Provided entries:
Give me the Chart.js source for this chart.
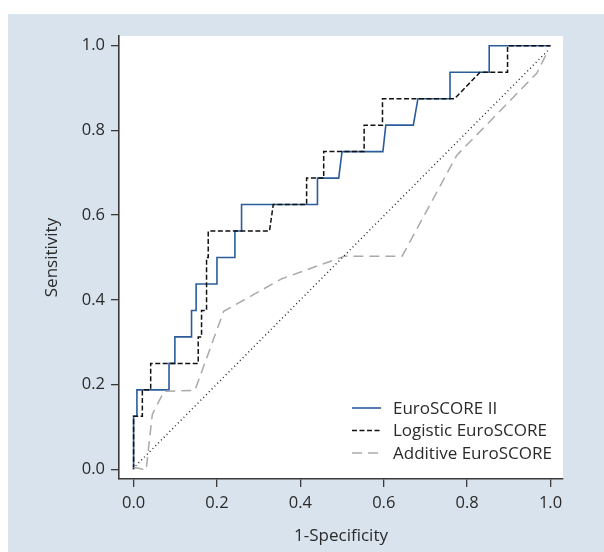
<!DOCTYPE html>
<html>
<head>
<meta charset="utf-8">
<script src="https://cdn.jsdelivr.net/npm/chart.js@4"></script>
<style>
    html, body { margin: 0; padding: 0; background: #ffffff; }
    #wrap { width: 604px; height: 552px; position: relative; }
</style>
</head>
<body>
<div id="wrap"><canvas id="roc" width="604" height="552"></canvas></div>
<script>
// ROC curves read off the figure
const euro2X = [0, 0, 0.008, 0.008, 0.085, 0.085, 0.099, 0.099, 0.139, 0.139, 0.150, 0.150, 0.200, 0.200, 0.243, 0.243, 0.259, 0.259, 0.441, 0.441, 0.492, 0.500, 0.598, 0.605, 0.671, 0.682, 0.759, 0.759, 0.853, 0.853, 1.0];
const euro2Y = [0, 0.125, 0.125, 0.1875, 0.1875, 0.25, 0.25, 0.3125, 0.3125, 0.375, 0.375, 0.4375, 0.4375, 0.5, 0.5, 0.5625, 0.5625, 0.625, 0.625, 0.6875, 0.6875, 0.75, 0.75, 0.8125, 0.8125, 0.875, 0.875, 0.9375, 0.9375, 1.0, 1.0];

const logisticX = [0, 0, 0.021, 0.021, 0.041, 0.041, 0.155, 0.155, 0.163, 0.163, 0.175, 0.175, 0.179, 0.179, 0.326, 0.335, 0.415, 0.415, 0.456, 0.456, 0.553, 0.553, 0.597, 0.597, 0.770, 0.831, 0.897, 0.897, 1.0];
const logisticY = [0, 0.125, 0.125, 0.1875, 0.1875, 0.25, 0.25, 0.3125, 0.3125, 0.375, 0.375, 0.5, 0.5, 0.5625, 0.5625, 0.625, 0.625, 0.6875, 0.6875, 0.75, 0.75, 0.8125, 0.8125, 0.875, 0.875, 0.9375, 0.9375, 1.0, 1.0];

const additiveX = [0, 0.015, 0.030, 0.045, 0.073, 0.147, 0.216, 0.356, 0.506, 0.644, 0.775, 0.967, 0.995];
const additiveY = [0.004, 0.002, -0.002, 0.13, 0.184, 0.186, 0.373, 0.45, 0.503, 0.503, 0.741, 0.935, 0.99];

const diagX = [0.005, 0.995];
const diagY = [0.008, 0.99];

const seriesNames = ["EuroSCORE II", "Logistic EuroSCORE", "Additive EuroSCORE"];
const xTicks = [0, 0.2, 0.4, 0.6, 0.8, 1.0];
const yTicks = [0, 0.2, 0.4, 0.6, 0.8, 1.0];

const FONT = "'Open Sans', 'Noto Sans', sans-serif";
const TEXT = "#2a2a2a";
const AXIS = "#3a3a3a";

function pts(xs, ys) {
    return xs.map((x, i) => ({ x: x, y: ys[i] }));
}

// light panel behind everything, white plot area
const panelPlugin = {
    id: "panel",
    beforeDraw(chart) {
        const { ctx, chartArea } = chart;
        ctx.save();
        ctx.fillStyle = "#ffffff";
        ctx.fillRect(0, 0, chart.width, chart.height);
        ctx.fillStyle = "#d9e3ed";
        ctx.fillRect(8, 14, chart.width - 8, chart.height - 14);
        ctx.fillStyle = "#ffffff";
        ctx.fillRect(chartArea.left, chartArea.top,
            chartArea.right - chartArea.left, chartArea.bottom - chartArea.top);
        ctx.restore();
    }
};

// legend inside the plot, bottom right (series in name order)
const insideLegend = {
    id: "insideLegend",
    afterDatasetsDraw(chart) {
        const { ctx, chartArea } = chart;
        const x0 = chartArea.left + 233;
        const x1 = x0 + 29;
        const tx = x1 + 12;
        let y = chartArea.bottom - 71;
        ctx.save();
        ctx.font = "17px " + FONT;
        ctx.textBaseline = "middle";
        seriesNames.forEach((name) => {
            const ds = chart.data.datasets.find((d) => d.label === name);
            ctx.beginPath();
            ctx.strokeStyle = ds.borderColor;
            ctx.lineWidth = ds.borderWidth;
            ctx.setLineDash(ds.borderDash || []);
            ctx.moveTo(x0, y);
            ctx.lineTo(x1, y);
            ctx.stroke();
            ctx.setLineDash([]);
            ctx.fillStyle = TEXT;
            ctx.fillText(ds.label, tx, y + 1);
            y += 22.5;
        });
        ctx.restore();
    }
};

new Chart(document.getElementById("roc"), {
    type: "line",
    data: {
        datasets: [
            {
                label: "diagonal",
                data: pts(diagX, diagY),
                borderColor: "#222222",
                borderWidth: 1.4,
                borderDash: [1, 3],
            },
            {
                label: seriesNames[2],
                data: pts(additiveX, additiveY),
                borderColor: "#aaaaaa",
                borderWidth: 1.5,
                borderDash: [10, 6],
            },
            {
                label: seriesNames[1],
                data: pts(logisticX, logisticY),
                borderColor: "#111111",
                borderWidth: 1.5,
                borderDash: [5, 2.5],
            },
            {
                label: seriesNames[0],
                data: pts(euro2X, euro2Y),
                borderColor: "#2b5c9b",
                borderWidth: 1.6,
            },
        ].map((d) => Object.assign(d, { pointRadius: 0, tension: 0, fill: false })),
    },
    options: {
        responsive: false,
        animation: false,
        events: [],
        layout: { padding: { left: 0, top: 36, right: 41, bottom: 0 } },
        plugins: {
            legend: { display: false },
            tooltip: { enabled: false },
        },
        scales: {
            x: {
                type: "linear",
                min: -0.035,
                max: 1.03,
                afterBuildTicks: (axis) => { axis.ticks = xTicks.map((v) => ({ value: v })); },
                afterFit: (axis) => { axis.height = 73; },
                grid: { drawOnChartArea: false, drawTicks: true, tickLength: 8, color: AXIS, lineWidth: 1.3 },
                border: { display: true, color: AXIS, width: 1.6 },
                ticks: {
                    padding: 6,
                    color: TEXT,
                    font: { family: FONT, size: 16.5 },
                    callback: (v) => v.toFixed(1),
                },
                title: {
                    display: true,
                    text: "1-Specificity",
                    color: TEXT,
                    font: { family: FONT, size: 17 },
                    padding: { top: 0, bottom: 6 },
                },
            },
            y: {
                type: "linear",
                min: -0.023,
                max: 1.023,
                afterBuildTicks: (axis) => { axis.ticks = yTicks.map((v) => ({ value: v })); },
                afterFit: (axis) => { axis.width = 119; },
                grid: { drawOnChartArea: false, drawTicks: true, tickLength: 8, color: AXIS, lineWidth: 1.3 },
                border: { display: true, color: AXIS, width: 1.6 },
                ticks: {
                    padding: 6,
                    color: TEXT,
                    font: { family: FONT, size: 16.5 },
                    callback: (v) => v.toFixed(1),
                },
                title: {
                    display: true,
                    text: "Sensitivity",
                    color: TEXT,
                    font: { family: FONT, size: 17 },
                    padding: { top: 42, bottom: 0 },
                },
            },
        },
    },
    plugins: [panelPlugin, insideLegend],
});
</script>
</body>
</html>
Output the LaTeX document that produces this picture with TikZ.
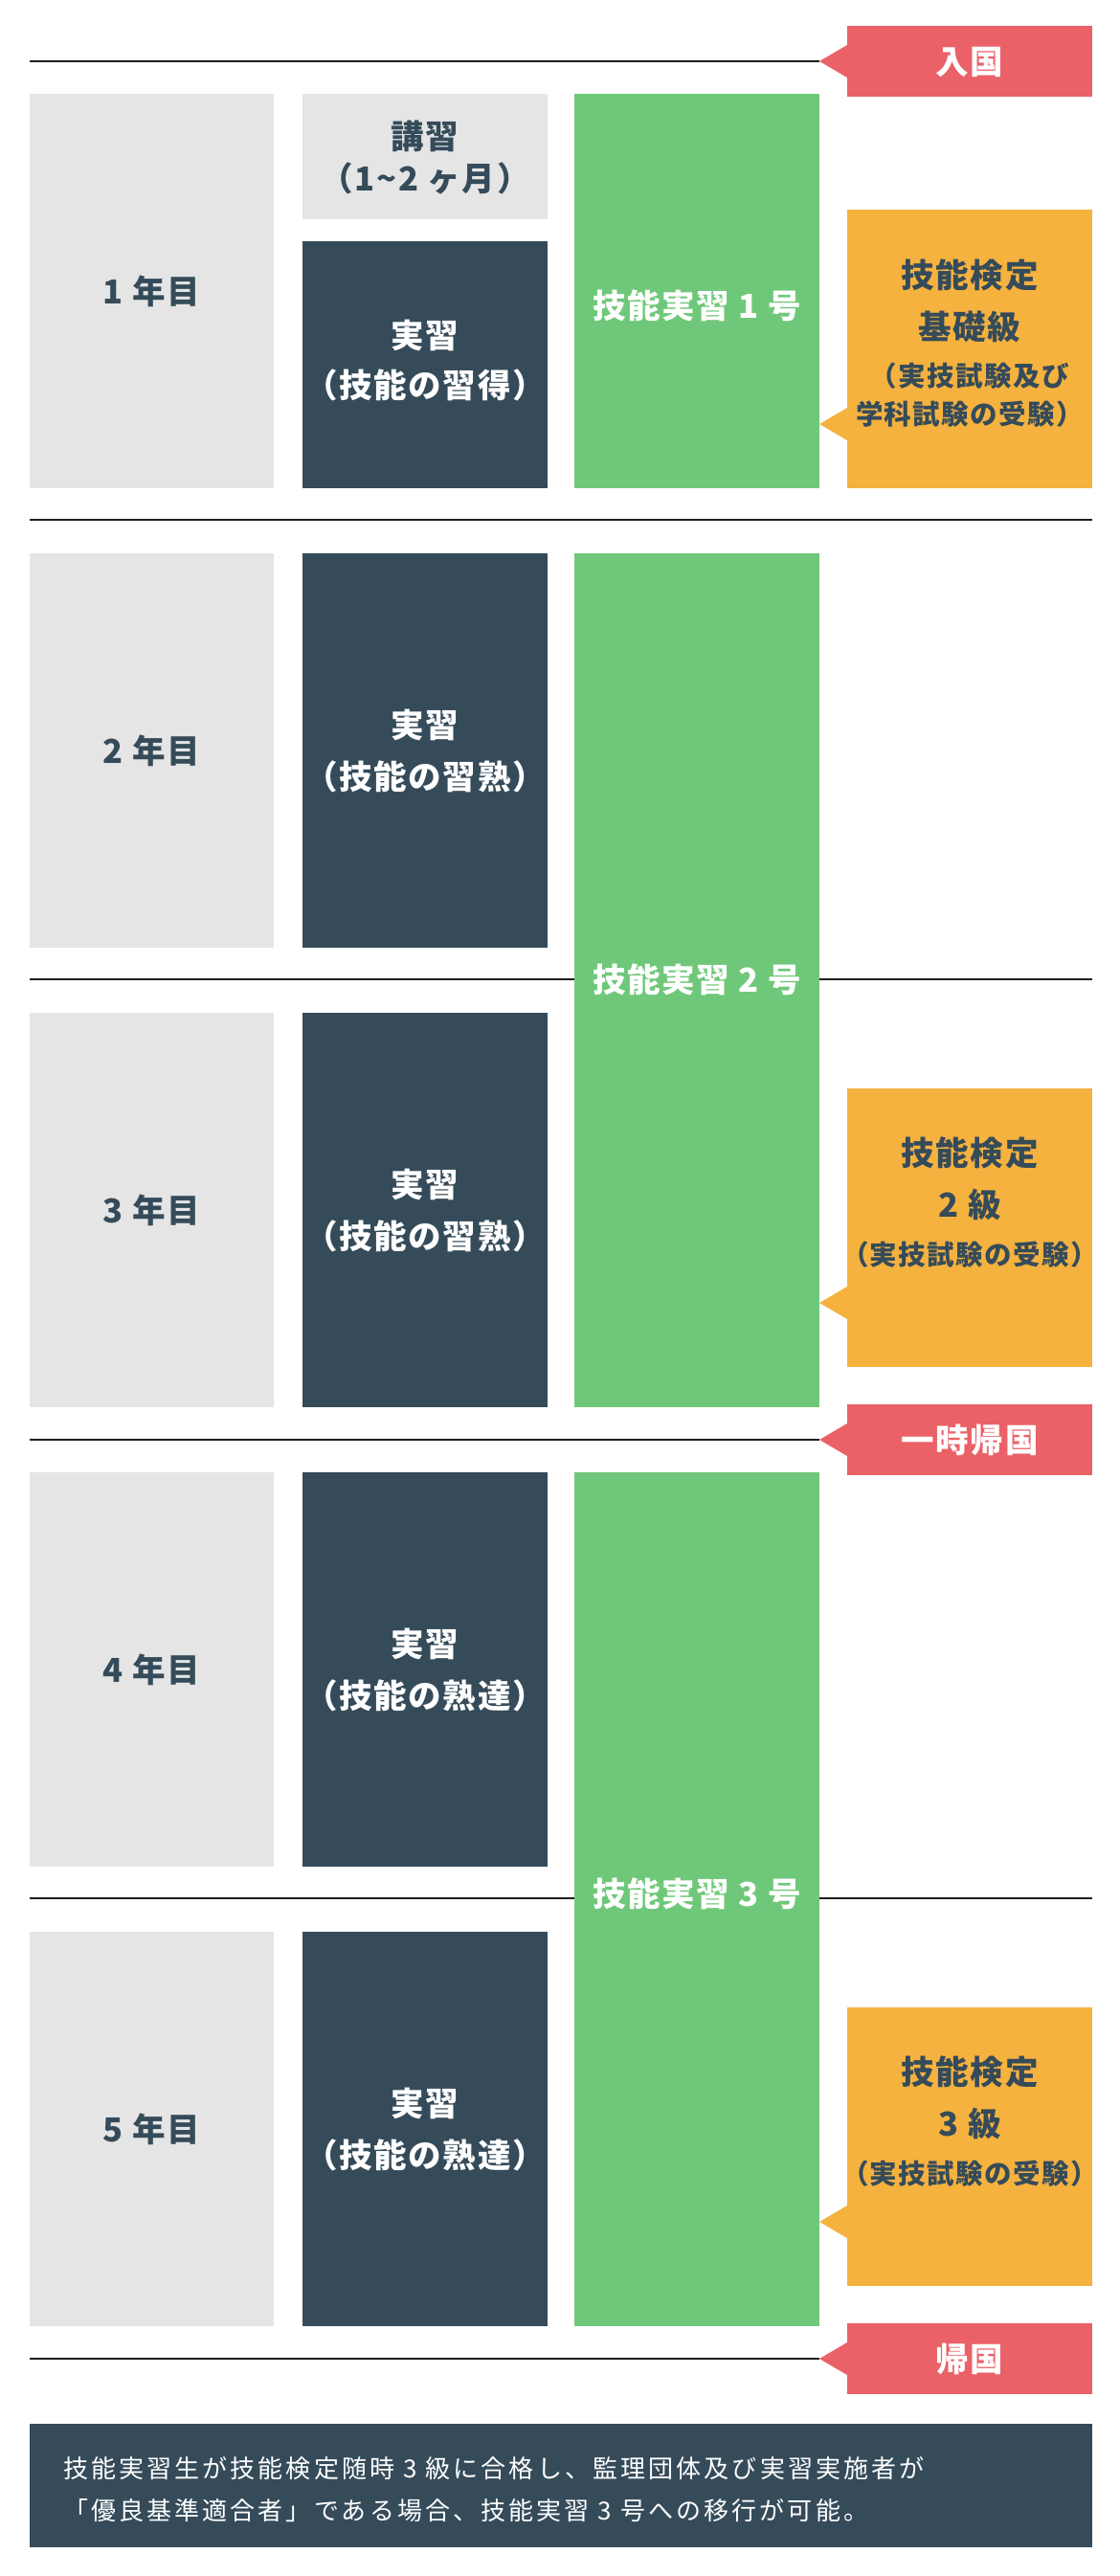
\documentclass[tikz,border=0pt]{standalone}
\usepackage{fontspec}
\setmainfont{Noto Sans CJK JP}
\definecolor{cgray}{HTML}{E5E5E5}
\definecolor{cdark}{HTML}{354B5A}
\definecolor{cgreen}{HTML}{6FC879}
\definecolor{corange}{HTML}{F5B23F}
\definecolor{cred}{HTML}{EA6168}
\definecolor{cline}{HTML}{1E1E1E}
\newcommand\fbig{\fontsize{34.5}{40}\selectfont\bfseries\addfontfeatures{LetterSpace=5}}
\newcommand\fsub{\fontsize{28.5}{32}\selectfont\bfseries\addfontfeatures{LetterSpace=5}}
\newcommand\fnote{\fontsize{26}{30}\selectfont\addfontfeatures{LetterSpace=12}}
\begin{document}
\begin{tikzpicture}[x=1pt,y=-1pt,
  every node/.style={inner sep=0pt,outer sep=0pt},
  blk/.style={rectangle,anchor=north west,minimum width=256,draw=none},
  graybox/.style={blk,fill=cgray},
  darkbox/.style={blk,fill=cdark},
  greenbox/.style={blk,fill=cgreen},
  orangebox/.style={blk,fill=corange},
  tagbox/.style={blk,fill=cred,minimum height=74},
  rule/.style={draw=cline,line width=1.6pt},
  big/.style={anchor=base,font=\fbig},
  sub/.style={anchor=base,font=\fsub},
  onlight/.style={text=cdark},
  ondark/.style={text=white},
]
\useasboundingbox (0,0) rectangle (1170,2691);
\fill[white] (0,0) rectangle (1170,2691);

% ---------- tags (red) ----------
\node[tagbox] (tagA) at (885,27) {};
\node[tagbox] (tagB) at (885,1467) {};
\node[tagbox] (tagC) at (885,2427) {};
\foreach \t in {tagA,tagB,tagC}{
  \fill[cred] ([yshift=17pt]\t.west) -- ([xshift=-29pt]\t.west) -- ([yshift=-17pt]\t.west) -- cycle;
}
\coordinate (tagAtip) at ([xshift=-29pt]tagA.west);
\coordinate (tagBtip) at ([xshift=-29pt]tagB.west);
\coordinate (tagCtip) at ([xshift=-29pt]tagC.west);

% ---------- horizontal rules ----------
\coordinate (L0) at (31,64);
\coordinate (L1a) at (31,543);  \coordinate (L1b) at (1141,543);
\coordinate (L2a) at (31,1023); \coordinate (L2b) at (1141,1023);
\coordinate (L3) at (31,1504);
\coordinate (L4a) at (31,1983); \coordinate (L4b) at (1141,1983);
\coordinate (L5) at (31,2464);
\draw[rule] (L0) -- (tagAtip);
\draw[rule] (L1a) -- (L1b);
\draw[rule] (L2a) -- (L2b);
\draw[rule] (L3) -- (tagBtip);
\draw[rule] (L4a) -- (L4b);
\draw[rule] (L5) -- (tagCtip);

% ---------- column 1: years ----------
\node[graybox,minimum width=255,minimum height=412] (y1) at (31,98) {};
\node[graybox,minimum width=255,minimum height=412] (y2) at (31,578) {};
\node[graybox,minimum width=255,minimum height=412] (y3) at (31,1058) {};
\node[graybox,minimum width=255,minimum height=412] (y4) at (31,1538) {};
\node[graybox,minimum width=255,minimum height=412] (y5) at (31,2018) {};

% ---------- column 2 ----------
\node[graybox,minimum height=131] (k1) at (316,98) {};
\node[darkbox,minimum height=258] (j1) at (316,252) {};
\node[darkbox,minimum height=412] (j2) at (316,578) {};
\node[darkbox,minimum height=412] (j3) at (316,1058) {};
\node[darkbox,minimum height=412] (j4) at (316,1538) {};
\node[darkbox,minimum height=412] (j5) at (316,2018) {};

% ---------- column 3: green ----------
\node[greenbox,minimum height=412] (g1) at (600,98) {};
\node[greenbox,minimum height=892] (g2) at (600,578) {};
\node[greenbox,minimum height=892] (g3) at (600,1538) {};

% ---------- column 4: orange ----------
\node[orangebox,minimum height=291] (o1) at (885,219) {};
\node[orangebox,minimum height=291] (o3) at (885,1137) {};
\node[orangebox,minimum height=291] (o5) at (885,2097) {};
\fill[corange] ([yshift=67pt]o1.south west) ++(0,17) -- ++(-29,-17) coordinate (o1tip) -- ++(29,-17) -- cycle;
\fill[corange] ([yshift=67pt]o3.south west) ++(0,17) -- ++(-29,-17) coordinate (o3tip) -- ++(29,-17) -- cycle;
\fill[corange] ([yshift=67pt]o5.south west) ++(0,17) -- ++(-29,-17) coordinate (o5tip) -- ++(29,-17) -- cycle;

% ---------- bottom note ----------
\node[blk,fill=cdark,minimum width=1110,minimum height=129] (note) at (31,2532) {};

% ---------- texts ----------
% tags
\node[big,ondark] (tagAt) at (1013,77) {入国};
\node[big,ondark] (tagBt) at (1013,1517) {一時帰国};
\node[big,ondark] (tagCt) at (1013,2477) {帰国};
% years
\node[big,onlight] (y1t) at (158.5,317) {1 年目};
\node[big,onlight] (y2t) at (158.5,797) {2 年目};
\node[big,onlight] (y3t) at (158.5,1277) {3 年目};
\node[big,onlight] (y4t) at (158.5,1757) {4 年目};
\node[big,onlight] (y5t) at (158.5,2237) {5 年目};
% column 2
\node[big,onlight] (k1a) at (444,155) {講習};
\node[big,onlight] (k1b) at (444,199) {（1\textasciitilde 2 ヶ月）};
\node[big,ondark] (j1a) at (444,363) {実習};
\node[big,ondark] (j1b) at (444,415) {（技能の習得）};
\node[big,ondark] (j2a) at (444,770) {実習};
\node[big,ondark] (j2b) at (444,824) {（技能の習熟）};
\node[big,ondark] (j3a) at (444,1250) {実習};
\node[big,ondark] (j3b) at (444,1304) {（技能の習熟）};
\node[big,ondark] (j4a) at (444,1730) {実習};
\node[big,ondark] (j4b) at (444,1784) {（技能の熟達）};
\node[big,ondark] (j5a) at (444,2210) {実習};
\node[big,ondark] (j5b) at (444,2264) {（技能の熟達）};
% green
\node[big,ondark] (g1t) at (728,332) {技能実習 1 号};
\node[big,ondark] (g2t) at (728,1036) {技能実習 2 号};
\node[big,ondark] (g3t) at (728,1991) {技能実習 3 号};
% orange
\node[big,onlight] (o1a) at (1013,300) {技能検定};
\node[big,onlight] (o1b) at (1013,354) {基礎級};
\node[sub,onlight] (o1c) at (1013,403) {（実技試験及び};
\node[sub,onlight] (o1d) at (1013,443) {学科試験の受験）};
\node[big,onlight] (o3a) at (1013,1217) {技能検定};
\node[big,onlight] (o3b) at (1013,1271) {2 級};
\node[sub,onlight] (o3c) at (1013,1321) {（実技試験の受験）};
\node[big,onlight] (o5a) at (1013,2177) {技能検定};
\node[big,onlight] (o5b) at (1013,2231) {3 級};
\node[sub,onlight] (o5c) at (1013,2281) {（実技試験の受験）};
% note
\node[anchor=base west,font=\fnote,text=white] (n1) at (66,2588) {技能実習生が技能検定随時 3 級に合格し、監理団体及び実習実施者が};
\node[anchor=base west,font=\fnote,text=white] (n2) at (66,2632) {「優良基準適合者」である場合、技能実習 3 号への移行が可能。};
\end{tikzpicture}
\end{document}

What is required:
Show the lines of the records that include the string "this".

Response to the task:
Give me the Chart.js source for this chart.
Output the LaTeX document that produces this picture with TikZ.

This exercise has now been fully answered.